There must over the years have been no shortage of advisors wringing their hands at this aspect of the Queen's person, urging her to water it down lest she appear 'out-of-touch', that gravest of modern sins.   But the vows she once made, and has unfailingly kept, were to God as much as to her people.  She has known that she could not be just to the latter without being faithful to the former.  Her faith is the foundation of her understanding of the dramatic, fulfilling idea of vocation (largely neglected by our unhappy, rudderless age) which, in turn, underpins her life and reign.  She has received a calling, and having answered it, has not faltered. 

And there is a remarkable humility and saneness in that sentence, 'I am one of them'.  With these piercing monosyllables the Queen punches through the distraction of her extraordinary situation: we should all have the same attitude, she is saying, since we all have our vocations to 'some definite service', and this makes us equal.  She has answered hers; we each should answer ours.  It is the proof of her level-headedness that she, one of the greatest women on earth, who has always had to be great, has seen and is able to assure us if we only 'do small things with great love', we will have done our part.  I submit, of course, that she has also done a great thing with great love.

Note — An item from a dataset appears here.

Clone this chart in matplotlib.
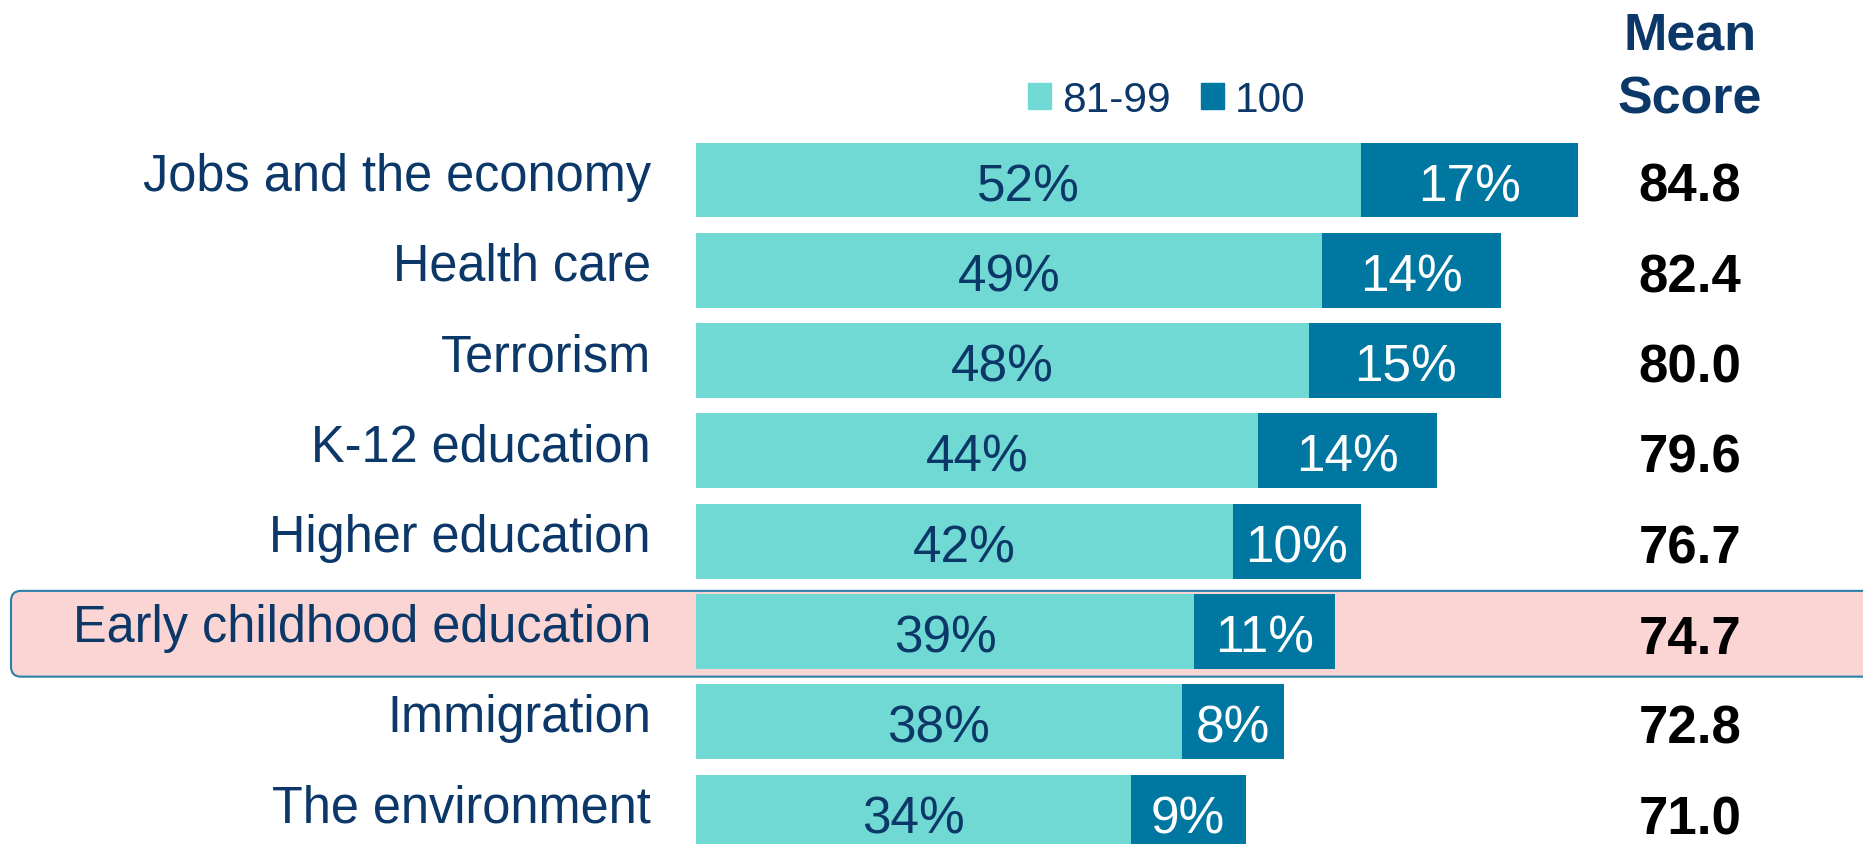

People on television often praise the Queen for her 'service', which irritates me since I sometimes suspect they are trying to avoid using the word 'reign'.  Of course she has served, but it is more complicated than that.  She has served us by reigning over us, and in doing so also served God.  And the humble acceptance of a great office is a humbler, worthier thing than even the television personalities are hoping for.

Thus on this feast of the Epiphany I record my gratitude for a living monarch who kneels with the three Kings, and who has been rewarded with a wisdom that makes her worthy not only of her subjects' loyalty to her office, but of their trust in her person.